++++ Material for this exercise ++++
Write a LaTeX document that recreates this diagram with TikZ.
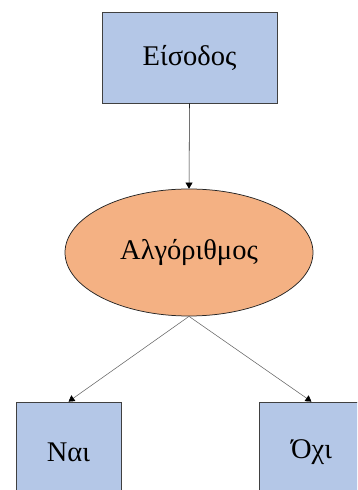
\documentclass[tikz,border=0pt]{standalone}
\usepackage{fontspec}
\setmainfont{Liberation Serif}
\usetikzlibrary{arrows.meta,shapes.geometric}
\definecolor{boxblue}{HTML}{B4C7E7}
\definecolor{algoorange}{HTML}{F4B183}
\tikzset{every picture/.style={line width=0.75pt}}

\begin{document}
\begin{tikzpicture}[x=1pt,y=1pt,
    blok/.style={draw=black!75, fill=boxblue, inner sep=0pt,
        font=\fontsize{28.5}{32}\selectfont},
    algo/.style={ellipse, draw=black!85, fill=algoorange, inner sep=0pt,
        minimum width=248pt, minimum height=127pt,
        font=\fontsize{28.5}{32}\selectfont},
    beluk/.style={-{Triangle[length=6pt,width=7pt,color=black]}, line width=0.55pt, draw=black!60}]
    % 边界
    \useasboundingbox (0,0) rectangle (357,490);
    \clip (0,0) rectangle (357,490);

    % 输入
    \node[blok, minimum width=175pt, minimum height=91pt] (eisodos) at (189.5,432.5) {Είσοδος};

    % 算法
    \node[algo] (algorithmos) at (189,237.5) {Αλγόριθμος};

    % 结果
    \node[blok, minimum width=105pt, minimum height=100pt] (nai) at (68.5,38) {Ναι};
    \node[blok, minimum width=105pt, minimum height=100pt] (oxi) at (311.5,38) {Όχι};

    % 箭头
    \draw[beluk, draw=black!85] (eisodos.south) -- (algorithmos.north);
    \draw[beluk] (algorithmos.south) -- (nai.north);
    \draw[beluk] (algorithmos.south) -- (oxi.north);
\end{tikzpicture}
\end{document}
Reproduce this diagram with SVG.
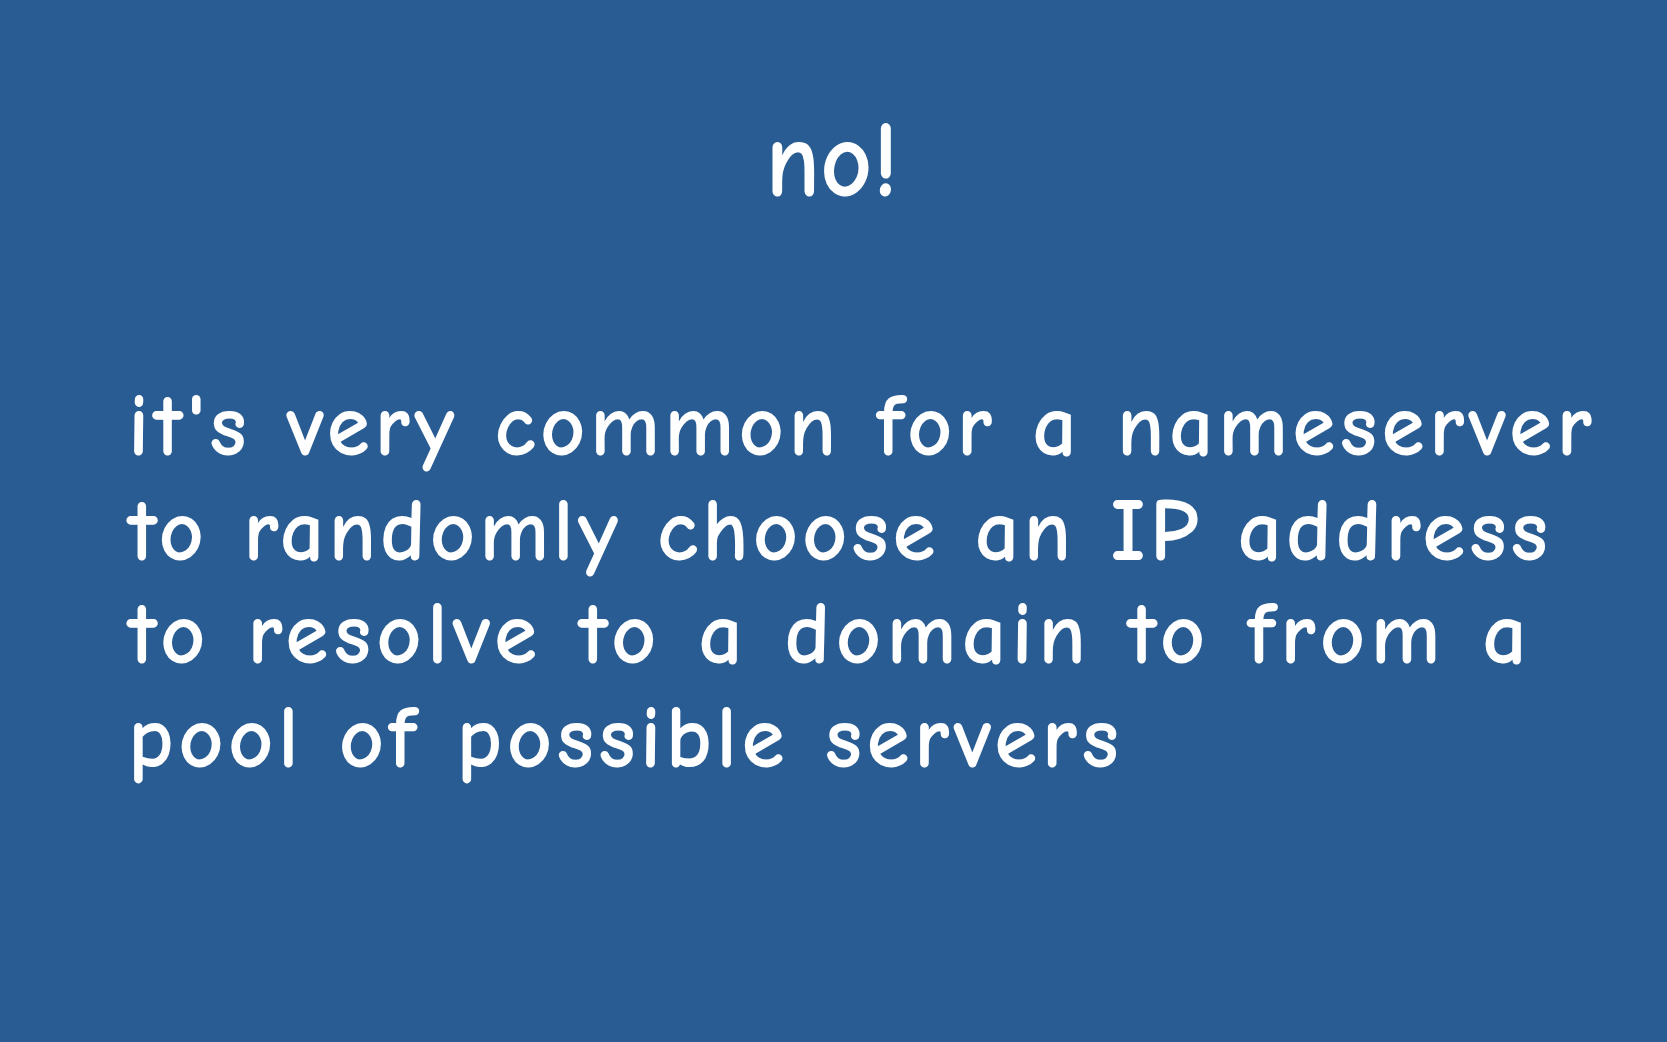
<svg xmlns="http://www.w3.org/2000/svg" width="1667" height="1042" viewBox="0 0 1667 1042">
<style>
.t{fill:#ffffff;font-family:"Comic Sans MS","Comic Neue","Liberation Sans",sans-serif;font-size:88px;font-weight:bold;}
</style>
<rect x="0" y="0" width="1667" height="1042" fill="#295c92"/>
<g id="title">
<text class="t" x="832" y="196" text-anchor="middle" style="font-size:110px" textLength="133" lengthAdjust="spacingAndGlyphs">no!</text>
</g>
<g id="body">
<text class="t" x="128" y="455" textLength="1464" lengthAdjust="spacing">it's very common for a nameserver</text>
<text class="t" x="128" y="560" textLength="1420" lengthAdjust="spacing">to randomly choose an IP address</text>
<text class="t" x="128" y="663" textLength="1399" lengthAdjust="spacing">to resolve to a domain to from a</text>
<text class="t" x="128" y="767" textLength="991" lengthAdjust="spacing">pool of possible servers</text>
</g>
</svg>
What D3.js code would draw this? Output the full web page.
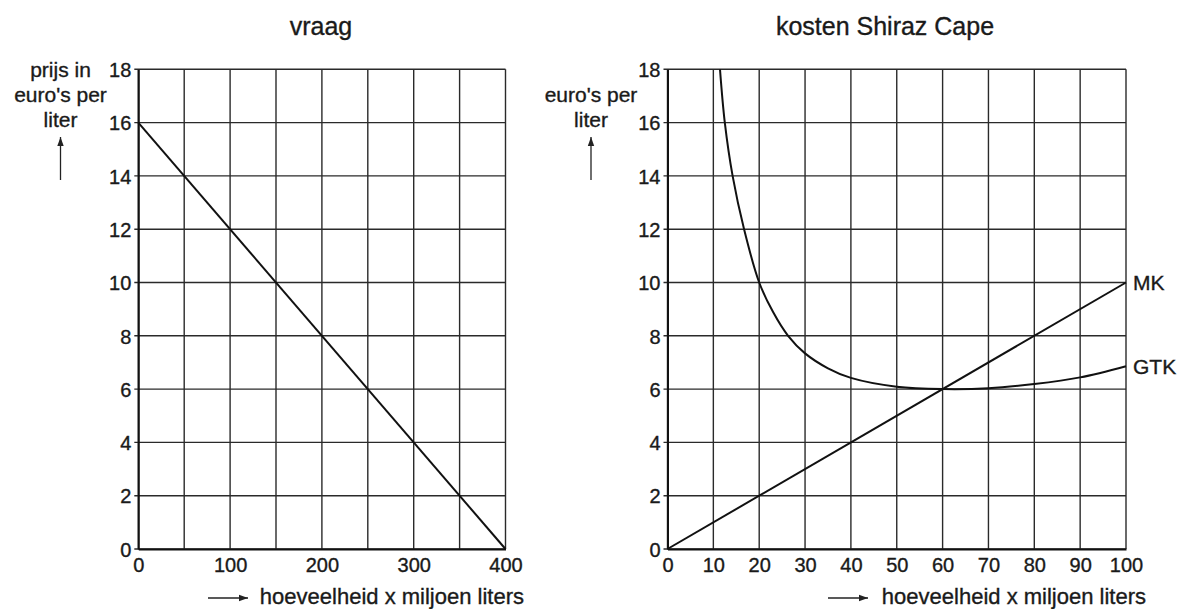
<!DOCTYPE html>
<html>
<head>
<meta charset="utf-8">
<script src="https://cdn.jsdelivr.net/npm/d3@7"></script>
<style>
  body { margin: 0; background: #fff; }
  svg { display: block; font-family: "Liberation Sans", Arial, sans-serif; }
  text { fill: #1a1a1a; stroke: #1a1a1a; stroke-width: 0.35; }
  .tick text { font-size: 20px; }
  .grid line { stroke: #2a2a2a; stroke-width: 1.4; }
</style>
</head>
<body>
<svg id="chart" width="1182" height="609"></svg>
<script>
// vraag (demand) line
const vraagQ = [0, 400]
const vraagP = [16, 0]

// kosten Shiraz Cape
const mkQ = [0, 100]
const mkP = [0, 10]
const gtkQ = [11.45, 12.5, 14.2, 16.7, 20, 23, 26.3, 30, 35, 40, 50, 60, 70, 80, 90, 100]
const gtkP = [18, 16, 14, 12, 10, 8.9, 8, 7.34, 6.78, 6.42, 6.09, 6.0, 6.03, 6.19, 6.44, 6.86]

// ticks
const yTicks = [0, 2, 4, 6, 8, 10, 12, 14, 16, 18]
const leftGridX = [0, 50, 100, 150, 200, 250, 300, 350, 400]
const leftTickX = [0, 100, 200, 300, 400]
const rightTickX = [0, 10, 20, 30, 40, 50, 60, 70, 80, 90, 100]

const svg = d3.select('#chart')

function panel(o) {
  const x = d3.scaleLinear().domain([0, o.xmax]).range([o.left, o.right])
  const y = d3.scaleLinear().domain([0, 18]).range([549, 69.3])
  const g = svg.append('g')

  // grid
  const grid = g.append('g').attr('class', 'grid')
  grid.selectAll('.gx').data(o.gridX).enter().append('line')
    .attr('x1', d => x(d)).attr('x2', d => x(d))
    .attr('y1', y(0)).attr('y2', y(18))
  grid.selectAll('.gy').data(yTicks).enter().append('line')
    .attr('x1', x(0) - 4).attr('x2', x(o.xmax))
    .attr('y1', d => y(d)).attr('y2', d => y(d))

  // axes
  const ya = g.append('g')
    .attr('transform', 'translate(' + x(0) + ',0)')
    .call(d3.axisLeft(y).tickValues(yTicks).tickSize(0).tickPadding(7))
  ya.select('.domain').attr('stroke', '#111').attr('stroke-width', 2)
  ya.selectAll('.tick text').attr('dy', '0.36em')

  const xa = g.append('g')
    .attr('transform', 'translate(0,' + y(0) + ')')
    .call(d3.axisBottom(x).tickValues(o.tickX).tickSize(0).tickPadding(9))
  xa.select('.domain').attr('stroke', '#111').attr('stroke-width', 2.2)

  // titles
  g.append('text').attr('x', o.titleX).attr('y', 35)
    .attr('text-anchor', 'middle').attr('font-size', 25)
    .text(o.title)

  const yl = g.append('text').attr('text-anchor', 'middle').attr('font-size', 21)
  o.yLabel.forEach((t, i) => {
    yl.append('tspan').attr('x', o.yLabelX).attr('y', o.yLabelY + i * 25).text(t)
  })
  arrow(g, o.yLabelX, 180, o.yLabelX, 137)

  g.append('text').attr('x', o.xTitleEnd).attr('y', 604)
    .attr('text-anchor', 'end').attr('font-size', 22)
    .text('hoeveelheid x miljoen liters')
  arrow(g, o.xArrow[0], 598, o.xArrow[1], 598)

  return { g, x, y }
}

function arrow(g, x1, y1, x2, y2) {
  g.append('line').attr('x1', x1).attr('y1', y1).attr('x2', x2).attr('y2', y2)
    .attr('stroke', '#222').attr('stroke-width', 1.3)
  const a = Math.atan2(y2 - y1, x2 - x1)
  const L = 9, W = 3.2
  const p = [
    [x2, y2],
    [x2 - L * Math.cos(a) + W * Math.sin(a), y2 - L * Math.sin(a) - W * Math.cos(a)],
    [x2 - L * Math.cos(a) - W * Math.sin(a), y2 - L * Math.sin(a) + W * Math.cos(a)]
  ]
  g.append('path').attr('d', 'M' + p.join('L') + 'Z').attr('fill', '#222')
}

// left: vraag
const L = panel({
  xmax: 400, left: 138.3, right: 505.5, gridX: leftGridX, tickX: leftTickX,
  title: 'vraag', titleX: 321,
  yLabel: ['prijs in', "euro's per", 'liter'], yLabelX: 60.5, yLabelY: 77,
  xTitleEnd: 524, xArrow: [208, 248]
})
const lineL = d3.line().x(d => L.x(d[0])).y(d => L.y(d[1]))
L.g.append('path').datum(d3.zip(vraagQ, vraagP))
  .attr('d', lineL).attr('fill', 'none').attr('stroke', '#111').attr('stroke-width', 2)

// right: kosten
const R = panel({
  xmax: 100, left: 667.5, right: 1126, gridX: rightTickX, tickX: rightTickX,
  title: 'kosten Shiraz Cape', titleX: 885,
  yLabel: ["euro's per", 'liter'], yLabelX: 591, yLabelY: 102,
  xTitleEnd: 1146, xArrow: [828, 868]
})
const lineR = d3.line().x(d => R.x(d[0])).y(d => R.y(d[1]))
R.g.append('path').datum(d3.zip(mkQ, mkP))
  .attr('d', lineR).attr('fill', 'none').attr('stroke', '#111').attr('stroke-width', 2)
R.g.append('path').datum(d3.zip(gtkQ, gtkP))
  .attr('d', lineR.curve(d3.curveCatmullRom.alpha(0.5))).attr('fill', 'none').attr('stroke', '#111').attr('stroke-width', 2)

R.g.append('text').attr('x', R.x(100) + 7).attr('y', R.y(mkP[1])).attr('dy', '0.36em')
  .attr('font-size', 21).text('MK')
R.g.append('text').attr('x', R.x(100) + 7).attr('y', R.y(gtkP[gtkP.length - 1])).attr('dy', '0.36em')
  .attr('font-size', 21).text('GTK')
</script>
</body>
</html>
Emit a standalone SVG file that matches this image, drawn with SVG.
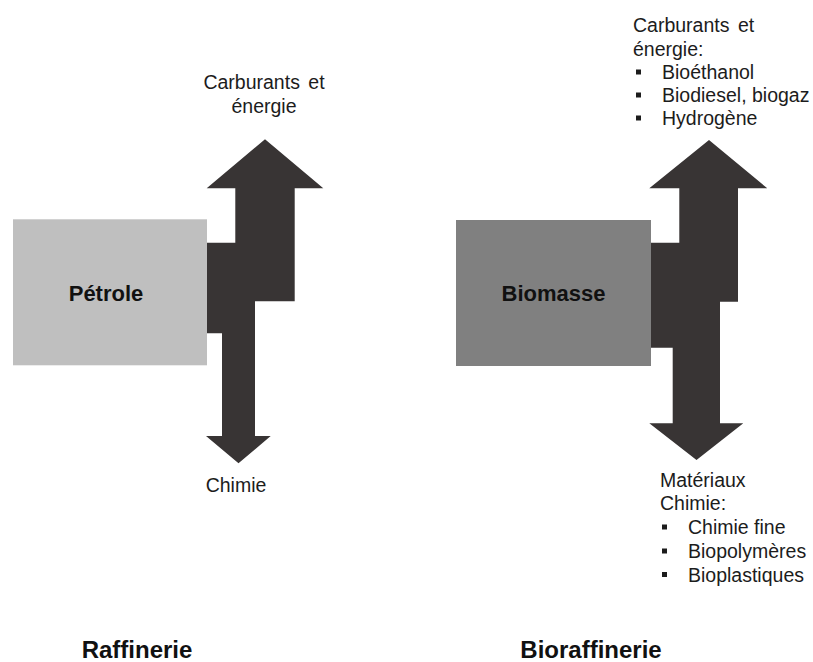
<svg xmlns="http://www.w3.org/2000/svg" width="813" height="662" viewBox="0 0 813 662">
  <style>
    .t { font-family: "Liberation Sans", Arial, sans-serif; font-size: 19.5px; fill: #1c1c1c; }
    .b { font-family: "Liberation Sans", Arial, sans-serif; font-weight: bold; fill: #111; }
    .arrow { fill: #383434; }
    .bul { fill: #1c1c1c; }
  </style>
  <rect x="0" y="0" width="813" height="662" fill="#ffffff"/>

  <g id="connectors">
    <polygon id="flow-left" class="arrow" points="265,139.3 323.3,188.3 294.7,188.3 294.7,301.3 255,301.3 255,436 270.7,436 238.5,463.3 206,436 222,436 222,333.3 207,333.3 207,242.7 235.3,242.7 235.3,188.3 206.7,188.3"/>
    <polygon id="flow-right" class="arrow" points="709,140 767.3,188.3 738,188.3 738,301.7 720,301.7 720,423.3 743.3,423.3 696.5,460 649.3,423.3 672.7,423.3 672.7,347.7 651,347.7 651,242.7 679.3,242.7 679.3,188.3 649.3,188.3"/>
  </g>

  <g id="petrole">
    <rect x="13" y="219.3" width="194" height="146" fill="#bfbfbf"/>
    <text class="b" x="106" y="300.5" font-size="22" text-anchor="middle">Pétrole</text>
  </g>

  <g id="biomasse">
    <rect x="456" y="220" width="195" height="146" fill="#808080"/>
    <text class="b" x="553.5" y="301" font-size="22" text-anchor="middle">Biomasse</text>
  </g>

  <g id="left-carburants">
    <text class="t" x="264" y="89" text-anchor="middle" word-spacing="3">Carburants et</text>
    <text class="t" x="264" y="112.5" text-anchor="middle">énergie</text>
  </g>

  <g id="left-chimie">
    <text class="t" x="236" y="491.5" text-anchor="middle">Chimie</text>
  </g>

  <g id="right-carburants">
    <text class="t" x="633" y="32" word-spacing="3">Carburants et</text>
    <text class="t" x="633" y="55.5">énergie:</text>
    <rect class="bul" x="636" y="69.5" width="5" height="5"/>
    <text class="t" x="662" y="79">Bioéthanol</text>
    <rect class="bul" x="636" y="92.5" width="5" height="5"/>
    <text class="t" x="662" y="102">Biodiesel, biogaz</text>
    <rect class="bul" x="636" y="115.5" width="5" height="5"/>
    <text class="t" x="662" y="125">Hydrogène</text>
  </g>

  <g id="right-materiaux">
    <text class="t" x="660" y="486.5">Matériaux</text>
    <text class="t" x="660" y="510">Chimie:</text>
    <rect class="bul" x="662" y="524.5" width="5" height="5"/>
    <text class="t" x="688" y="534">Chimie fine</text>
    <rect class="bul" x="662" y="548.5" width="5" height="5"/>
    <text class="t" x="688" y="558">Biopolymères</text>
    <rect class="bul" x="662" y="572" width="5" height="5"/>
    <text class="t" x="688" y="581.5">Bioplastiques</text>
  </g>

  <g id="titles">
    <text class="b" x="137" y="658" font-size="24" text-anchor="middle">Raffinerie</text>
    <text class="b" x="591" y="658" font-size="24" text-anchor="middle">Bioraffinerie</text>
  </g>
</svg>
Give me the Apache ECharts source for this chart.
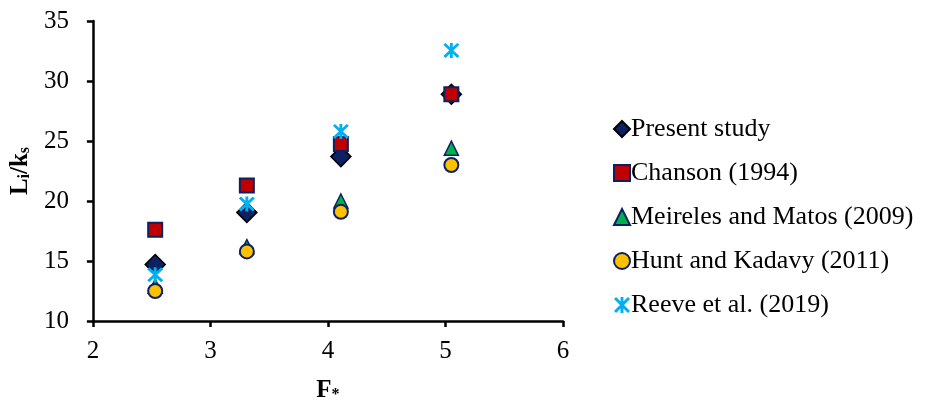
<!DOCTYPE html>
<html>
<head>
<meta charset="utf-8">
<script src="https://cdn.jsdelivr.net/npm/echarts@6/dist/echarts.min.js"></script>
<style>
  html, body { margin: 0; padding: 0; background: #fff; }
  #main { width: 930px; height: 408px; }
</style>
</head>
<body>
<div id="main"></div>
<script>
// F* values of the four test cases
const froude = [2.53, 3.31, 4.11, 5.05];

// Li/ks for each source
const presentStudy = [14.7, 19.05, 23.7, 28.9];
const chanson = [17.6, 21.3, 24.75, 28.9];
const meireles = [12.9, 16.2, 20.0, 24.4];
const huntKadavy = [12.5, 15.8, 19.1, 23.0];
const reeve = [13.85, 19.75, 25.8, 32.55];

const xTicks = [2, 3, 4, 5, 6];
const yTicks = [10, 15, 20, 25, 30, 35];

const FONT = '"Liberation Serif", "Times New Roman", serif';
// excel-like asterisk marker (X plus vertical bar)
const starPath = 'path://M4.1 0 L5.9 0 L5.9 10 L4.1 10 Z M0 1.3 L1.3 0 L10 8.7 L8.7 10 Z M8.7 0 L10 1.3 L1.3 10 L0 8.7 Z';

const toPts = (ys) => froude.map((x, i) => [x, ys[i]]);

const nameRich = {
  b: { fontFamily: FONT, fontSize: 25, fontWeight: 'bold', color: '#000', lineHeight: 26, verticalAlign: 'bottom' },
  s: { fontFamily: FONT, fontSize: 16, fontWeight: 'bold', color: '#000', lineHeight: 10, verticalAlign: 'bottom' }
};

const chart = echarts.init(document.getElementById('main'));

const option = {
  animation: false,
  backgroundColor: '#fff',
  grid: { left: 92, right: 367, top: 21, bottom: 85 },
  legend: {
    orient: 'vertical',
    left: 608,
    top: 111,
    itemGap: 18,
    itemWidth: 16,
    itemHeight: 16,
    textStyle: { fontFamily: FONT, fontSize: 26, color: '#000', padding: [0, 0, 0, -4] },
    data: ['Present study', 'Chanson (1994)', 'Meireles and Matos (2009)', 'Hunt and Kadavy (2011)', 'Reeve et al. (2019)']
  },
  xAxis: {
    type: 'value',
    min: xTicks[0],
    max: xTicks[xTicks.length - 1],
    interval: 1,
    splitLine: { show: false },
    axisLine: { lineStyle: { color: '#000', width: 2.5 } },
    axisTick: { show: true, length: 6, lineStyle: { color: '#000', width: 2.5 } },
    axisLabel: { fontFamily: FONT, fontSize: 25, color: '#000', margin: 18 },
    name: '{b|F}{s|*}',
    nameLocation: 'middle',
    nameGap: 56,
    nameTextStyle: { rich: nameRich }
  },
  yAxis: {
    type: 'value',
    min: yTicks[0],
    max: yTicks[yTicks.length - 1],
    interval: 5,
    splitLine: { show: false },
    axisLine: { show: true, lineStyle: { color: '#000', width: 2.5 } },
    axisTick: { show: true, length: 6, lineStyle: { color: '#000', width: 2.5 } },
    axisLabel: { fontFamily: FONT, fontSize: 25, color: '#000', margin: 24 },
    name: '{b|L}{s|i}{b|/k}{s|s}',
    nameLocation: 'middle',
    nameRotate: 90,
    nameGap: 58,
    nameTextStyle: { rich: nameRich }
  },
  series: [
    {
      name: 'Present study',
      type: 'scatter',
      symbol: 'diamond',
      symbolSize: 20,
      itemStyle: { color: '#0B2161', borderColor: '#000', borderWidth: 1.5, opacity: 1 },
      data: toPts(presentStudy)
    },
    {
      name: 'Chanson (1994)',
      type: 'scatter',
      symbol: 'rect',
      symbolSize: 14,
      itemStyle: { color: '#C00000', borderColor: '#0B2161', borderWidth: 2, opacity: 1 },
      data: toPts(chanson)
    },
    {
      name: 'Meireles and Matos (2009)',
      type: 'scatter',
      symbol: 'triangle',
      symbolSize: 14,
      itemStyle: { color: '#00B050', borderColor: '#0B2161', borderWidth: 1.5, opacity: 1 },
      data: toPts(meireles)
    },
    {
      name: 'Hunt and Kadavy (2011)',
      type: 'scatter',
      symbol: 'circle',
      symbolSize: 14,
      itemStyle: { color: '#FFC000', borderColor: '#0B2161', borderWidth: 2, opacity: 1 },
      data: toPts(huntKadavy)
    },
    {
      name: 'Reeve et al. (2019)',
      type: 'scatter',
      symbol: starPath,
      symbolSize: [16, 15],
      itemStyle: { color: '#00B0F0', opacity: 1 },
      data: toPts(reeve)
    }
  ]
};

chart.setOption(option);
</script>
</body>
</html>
++++
*Directions:* Nothing but the lines above, starting at the line that contains "Give me the" and ending at the line that contains "const toPts = (ys)", should be given again, exactly and without the pictures.

*Exercise answer:*
Give me the Apache ECharts source for this chart.
<!DOCTYPE html>
<html>
<head>
<meta charset="utf-8">
<script src="https://cdn.jsdelivr.net/npm/echarts@6/dist/echarts.min.js"></script>
<style>
  html, body { margin: 0; padding: 0; background: #fff; }
  #main { width: 930px; height: 408px; }
</style>
</head>
<body>
<div id="main"></div>
<script>
// F* values of the four test cases
const froude = [2.53, 3.31, 4.11, 5.05];

// Li/ks for each source
const presentStudy = [14.7, 19.05, 23.7, 28.9];
const chanson = [17.6, 21.3, 24.75, 28.9];
const meireles = [12.9, 16.2, 20.0, 24.4];
const huntKadavy = [12.5, 15.8, 19.1, 23.0];
const reeve = [13.85, 19.75, 25.8, 32.55];

const xTicks = [2, 3, 4, 5, 6];
const yTicks = [10, 15, 20, 25, 30, 35];

const FONT = '"Liberation Serif", "Times New Roman", serif';
// excel-like asterisk marker (X plus vertical bar)
const starPath = 'path://M4.1 0 L5.9 0 L5.9 10 L4.1 10 Z M0 1.3 L1.3 0 L10 8.7 L8.7 10 Z M8.7 0 L10 1.3 L1.3 10 L0 8.7 Z';

const toPts = (ys) => froude.map((x, i) => [x, ys[i]]);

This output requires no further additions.